You’ve probably all sat in at least one — quite likely more — of that meeting variety where the “leader” of the meeting says something like, “So, what’s everyone working on?”

And then for an hour or so, it’s just person after person running down their task list.

“Well, I’ve got to deploy this email for the Sturgill account…”

“Got some bug fixes on the 6.15 release…”

This goes on and on. Even if the meeting is with your direct/immediate team, chances are more than 50% of what’s being said isn’t relevant to you and your tasks. Most people deal with this meeting by zoning out — remote employees even moreso — and then waiting for their name to be called, hastily taking themselves off mute/snapping out of a daydream, regurgitating three-five things on their plate, and re-muting.

We all know the drill.

These meetings are pointless time sucks.
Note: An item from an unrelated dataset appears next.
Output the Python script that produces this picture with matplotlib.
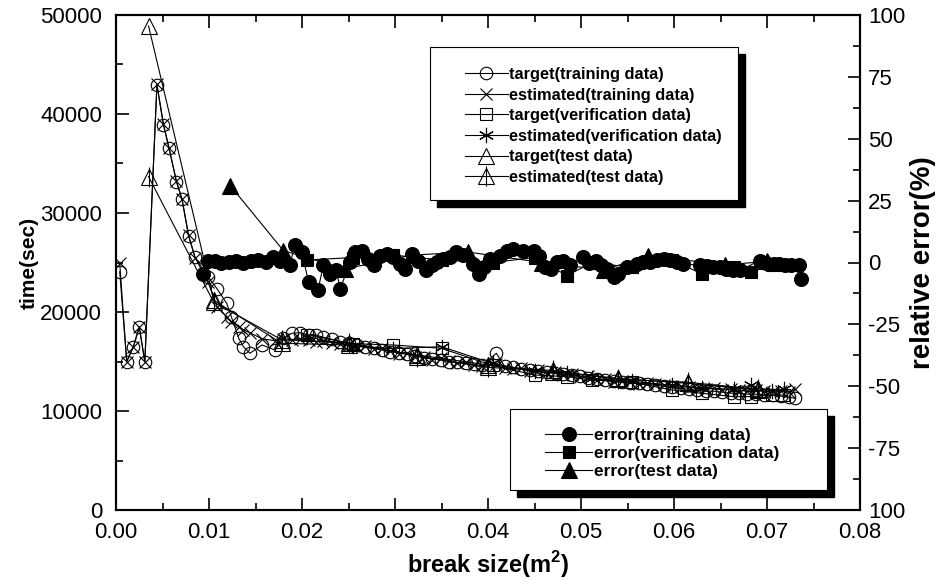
import numpy as np
import matplotlib.pyplot as plt
from matplotlib.patches import Rectangle
from matplotlib.ticker import MultipleLocator, FormatStrFormatter

plt.rcParams['font.family'] = 'Liberation Sans'
plt.rcParams['mathtext.fontset'] = 'custom'
plt.rcParams['mathtext.rm'] = 'Liberation Sans'
plt.rcParams['mathtext.bf'] = 'Liberation Sans:bold'

# training data: break size, target time, estimated time
train_x = [0.0004, 0.00115, 0.00186, 0.0025, 0.0031, 0.0044, 0.0051, 0.0057, 0.0065,
           0.0071, 0.0078, 0.0085, 0.0099, 0.0109, 0.0119, 0.0124, 0.0132, 0.0137,
           0.0144, 0.0157, 0.0171, 0.0180, 0.0189, 0.0198, 0.0207, 0.0215, 0.0223,
           0.0232, 0.0241, 0.0250, 0.0259, 0.0268, 0.0277, 0.0286, 0.0295, 0.0304,
           0.0313, 0.0322, 0.0331, 0.0340, 0.0349, 0.0358, 0.0367, 0.0376, 0.0385,
           0.0394, 0.0409, 0.0418, 0.0427, 0.0436, 0.0445, 0.0454, 0.0463, 0.0472,
           0.0481, 0.0490, 0.0499, 0.0508, 0.0517, 0.0526, 0.0535, 0.0544, 0.0553,
           0.0562, 0.0571, 0.0580, 0.0589, 0.0598, 0.0607, 0.0616, 0.0625, 0.0634,
           0.0643, 0.0652, 0.0661, 0.0670, 0.0679, 0.0688, 0.0697, 0.0706, 0.0715,
           0.0724, 0.0730]
train_target = [24070, 14980, 16430, 18450, 14980, 42930, 38890, 36530, 33160,
                31380, 27680, 25520, 23570, 22300, 20880, 19530, 17340, 16500,
                15830, 16670, 16160, 17340, 17850, 17910, 17680, 17680, 17440,
                17240, 17000, 16900, 16700, 16500, 16400, 16200, 16000, 15900,
                15800, 15600, 15400, 15300, 15200, 15000, 14900, 14800, 14700,
                14600, 15830, 14500, 14400, 14200, 14100, 14000, 13900, 13800,
                13700, 13600, 13500, 13300, 13200, 13100, 13000, 12900, 12800,
                12800, 12700, 12600, 12500, 12400, 12300, 12200, 12100, 12000,
                12000, 11900, 11800, 11800, 11700, 11700, 11600, 11600, 11500,
                11400, 11280]
train_est = [24950, 15000, 16500, 18500, 15000, 43000, 39000, 36600, 33200,
             31400, 27800, 25500, 23000, 20500, 19500, 19000, 18500, 18200,
             17900, 17300, 17100, 17300, 17200, 17300, 17200, 17000, 17100,
             16900, 16800, 16700, 16500, 16600, 16300, 16400, 16100, 15800,
             15900, 15500, 15500, 15200, 15400, 15100, 14800, 14900, 14600,
             14500, 14700, 14300, 14200, 14300, 14000, 14100, 13800, 13900,
             13600, 13700, 13400, 13500, 13100, 13200, 12900, 13000, 12900,
             12700, 12800, 12700, 12600, 12500, 12500, 12400, 12300, 12200,
             12300, 12100, 12200, 12100, 12000, 12100, 12000, 11900, 12000,
             11900, 12200]

# verification data
verif_x = [0.0205, 0.0255, 0.0298, 0.0350, 0.0405, 0.0450, 0.0485, 0.0512,
           0.0555, 0.0598, 0.0630, 0.0664, 0.0683, 0.0705, 0.0718]
verif_target = [17700, 16800, 16670, 16330, 14600, 13640, 13470, 13130,
                12900, 12120, 11790, 11450, 11450, 11620, 11620]
verif_est = [17500, 16600, 16300, 16500, 14800, 14000, 13800, 13300,
             13000, 12600, 12300, 12200, 12600, 12000, 12200]

# test data
test_x = [0.0035, 0.0105, 0.0178, 0.0250, 0.0324, 0.0400, 0.0470, 0.0540, 0.0615, 0.0690]
test_target = [48890, 21200, 16840, 16670, 15660, 14650, 13970, 13300, 12790, 12120]
test_est = [33670, 21000, 17200, 16900, 15500, 14400, 14100, 13200, 12900, 12200]

# relative error (%)
err_train_x = [0.0094, 0.0099, 0.0106, 0.0113, 0.0121, 0.0129, 0.0137, 0.0145,
               0.0153, 0.0161, 0.0169, 0.0176, 0.0187, 0.0192, 0.0200, 0.0207,
               0.0217, 0.0223, 0.0230, 0.0237, 0.0241, 0.0252, 0.0257, 0.0264,
               0.0271, 0.0277, 0.0284, 0.0291, 0.0298, 0.0305, 0.0311, 0.0318,
               0.0325, 0.0333, 0.0340, 0.0345, 0.0352, 0.0359, 0.0366, 0.0373,
               0.0384, 0.0390, 0.0396, 0.0402, 0.0413, 0.0420, 0.0427, 0.0438,
               0.0449, 0.0455, 0.0461, 0.0468, 0.0474, 0.0481, 0.0488, 0.0502,
               0.0509, 0.0516, 0.0522, 0.0528, 0.0535, 0.0540, 0.0549, 0.0560,
               0.0567, 0.0574, 0.0582, 0.0589, 0.0596, 0.0603, 0.0610, 0.0628,
               0.0635, 0.0642, 0.0649, 0.0656, 0.0663, 0.0671, 0.0692, 0.0699,
               0.0707, 0.0713, 0.0719, 0.0726, 0.0734, 0.0737]
err_train = [-4.5, 0.8, 0.5, -0.3, 0.2, 0.5, 0.0, 0.6,
             1.0, 0.4, 2.2, 0.8, -1.2, 6.9, 4.2, -8.0,
             -11.3, -1.2, -4.6, -3.2, -10.6, 0.1, 4.2, 4.8,
             1.5, -1.2, 2.8, 3.5, 2.2, -0.5, -2.6, 3.5,
             0.8, -3.2, -1.2, 0.1, 1.5, 2.2, 4.2, 3.0,
             -0.5, -4.6, -2.0, 1.5, 2.8, 4.5, 5.5, 4.8,
             4.8, 2.8, -1.9, -2.6, 0.1, 0.5, -1.0, 2.2,
             0.0, 0.5, -1.0, -2.6, -5.9, -4.6, -1.9, -0.5,
             0.3, 0.1, 1.0, 1.5, 1.0, 0.1, -0.5, -1.2,
             -1.5, -1.9, -2.0, -2.6, -3.0, -3.2, 0.8, 0.0,
             -0.5, -0.8, -1.2, -1.0, -1.2, -6.6]
err_verif = [1.0, 2.0, 3.0, 1.0, 0.0, 2.0, -5.3, 0.0,
             -2.0, 1.0, -4.6, -2.0, -3.9, -1.0, -1.0]
err_test_x = [0.0123, 0.0180, 0.0246, 0.0318, 0.0379, 0.0458, 0.0525, 0.0572, 0.0655, 0.0700]
err_test = [31.0, 4.8, -2.6, 3.0, 4.2, 0.0, -3.0, 2.8, -1.0, 0.5]

left_ticks = [0, 10000, 20000, 30000, 40000, 50000]
right_ticks = [-100, -75, -50, -25, 0, 25, 50, 75, 100]
right_labels = ['100', '-75', '-50', '-25', '0', '25', '50', '75', '100']

fig = plt.figure(figsize=(9.43, 5.81), dpi=100)
ax = fig.add_axes([116 / 943, 71 / 581, 744 / 943, 495 / 581])
ax2 = ax.twinx()

lk = dict(color='k', lw=0.8, mec='k', mew=0.8)
h_tt, = ax.plot(train_x, train_target, marker='o', ms=9, mfc='none', **lk)
h_te, = ax.plot(train_x, train_est, marker='x', ms=9, **lk)
h_vt, = ax.plot(verif_x, verif_target, marker='s', ms=8, mfc='none', **lk)
h_ve, = ax.plot(verif_x, verif_est, marker=(6, 2, 0), ms=11, **lk)
h_st, = ax.plot(test_x, test_target, marker='^', ms=12, mfc='none', **lk)
h_se, = ax.plot(test_x, test_est, marker='^', ms=12, mfc='none', **lk)
h_sb, = ax.plot(test_x, test_est, ls='none', marker='|', ms=14, mec='k', mew=0.8)

h_er, = ax2.plot(err_train_x, err_train, marker='o', ms=10, mfc='k', **lk)
h_ev, = ax2.plot(verif_x, err_verif, marker='s', ms=9, mfc='k', **lk)
h_es, = ax2.plot(err_test_x, err_test, marker='^', ms=12, mfc='k', **lk)

ax.set_xlim(0, 0.08)
ax.set_ylim(0, 50000)
ax2.set_ylim(-100, 100)
ax.xaxis.set_major_locator(MultipleLocator(0.01))
ax.xaxis.set_minor_locator(MultipleLocator(0.005))
ax.xaxis.set_major_formatter(FormatStrFormatter('%.2f'))
ax.set_yticks(left_ticks)
ax.yaxis.set_minor_locator(MultipleLocator(5000))
ax2.set_yticks(right_ticks)
ax2.set_yticklabels(right_labels)
ax2.yaxis.set_minor_locator(MultipleLocator(12.5))

for a in (ax, ax2):
    a.tick_params(which='both', direction='in', width=1.2, labelsize=16)
    a.tick_params(which='major', length=9)
    a.tick_params(which='minor', length=5)
    for s in a.spines.values():
        s.set_linewidth(1.5)
ax.tick_params(which='both', top=True)
ax.tick_params(axis='x', pad=9)
ax.tick_params(axis='y', pad=10)
ax2.tick_params(axis='y', pad=6)

ax.set_xlabel('break size(m$^{\\mathbf{2}}$)', labelpad=4, fontsize=17, fontweight='bold')
ax.set_ylabel('time(sec)', labelpad=1, fontsize=15, fontweight='bold')
ax2.set_ylabel('relative error(%)', labelpad=3, fontsize=20, fontweight='bold')


def frame(x0, y0, x1, y1):
    # white legend box with a solid black drop shadow
    dx, dy = 7 / 744, 7 / 495
    ax2.add_patch(Rectangle((x0 + dx, y0 - dy), x1 - x0, y1 - y0, transform=ax2.transAxes,
                            fc='k', ec='k', zorder=4, clip_on=False))
    ax2.add_patch(Rectangle((x0, y0), x1 - x0, y1 - y0, transform=ax2.transAxes,
                            fc='w', ec='k', lw=0.8, zorder=4.5, clip_on=False))


frame(0.422, 0.626, 0.836, 0.935)
frame(0.530, 0.040, 0.956, 0.204)

legprops = dict(frameon=False, handletextpad=0.1, borderpad=0, borderaxespad=0)
leg1 = ax2.legend([h_tt, h_te, h_vt, h_ve, h_st, (h_se, h_sb)],
                  ['target(training data)', 'estimated(training data)',
                   'target(verification data)', 'estimated(verification data)',
                   'target(test data)', 'estimated(test data)'],
                  loc='upper left', bbox_to_anchor=(0.469, 0.895), handlelength=2.6,
                  prop=dict(weight='bold', size=11.8), labelspacing=0.34, **legprops)
ax2.add_artist(leg1)
ax2.legend([h_er, h_ev, h_es],
           ['error(training data)', 'error(verification data)', 'error(test data)'],
           loc='upper left', bbox_to_anchor=(0.577, 0.165), handlelength=2.7,
           prop=dict(weight='bold', size=12.5), labelspacing=0.15, **legprops)

fig.savefig('out.png', dpi=100)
How can we fix this?

First: why do these meetings even exist?

Couple of often-stated reasons:

  • “To get everyone on the same page”
  • “Accountability”
  • “Updates and statuses”
  • “Progress reports”
  • “To see what your teammates are working on”

The real reasons:

  • Most who become managers have no clue how to run a meeting
  • Many of them are not sure what their direct reports are even working on, honestly, so they are getting educated in real-time
  • Someone probably created this meeting years ago when a ball was dropped on a big project — “We need weekly check-ins!” — and even though the meeting has long since outlasted its relevance, it’s still on everyone’s calendar and everyone trudges into it when it arrives each week

How can we improve all this?

Well, first we need to teach people how to run better meetings. That’s tough, but by no means impossible. Some primers:

If you have some approaches to running the meeting better, that’s a good first step.

The next thing you need is a different format.

Instead of “What’s everyone working on?” — let’s try this.

The new question is “What issues/pain points are people having that the rest of this group could help with?”

The psychology of that question cuts two ways

The positive way: You are legitimately fostering a sense of community, connection, collaboration, and helping each other. This team is now about “If I have issues, I can voice them and these other people will help me figure out how to solve a work issue.” Awesome.

The negative way: No one wants to be seen as incompetent/lesser/can’t do their job at work, so a lot of people might be silent if you asked that question — or, paradoxically, just go into their task list because that’s how this meeting has always been done.

The problem with the task list

Work shouldn’t even be about tasks, really — it should be about a logical big picture getting executed upon in a semi-strategic way. Yes, the execution is tasks. But so often the tasks overwhelm everything else (we’ve all worked in those places), and then it’s just a Temple of Busy mess with no priorities.

Look, I might work on the same team as some dude named Dan. But he does X and I do Y. The twain do meet — we’ll work on a few things together here and there — but in a given Wednesday meeting, I don’t care about all these deliverables killing Dan’s work-life mojo. I could give two shits. Get your stuff done. I’ll get my stuff done. We’ll work together when we have to. That’s life. That’s definitely work for most. Knock it out and move on. Why do I need to hear Dan prattle on about how he plans to spend his Thursday talking to some agency about email marketing? Great. Fucking do it. When you have a pain point around all this, bring THAT to the group. Let’s work together to solve it.

Meetings take up an ungodly amount of time — it’s really one of the only things some managers even do — so maybe we should invest in making them better. Right? Let’s try.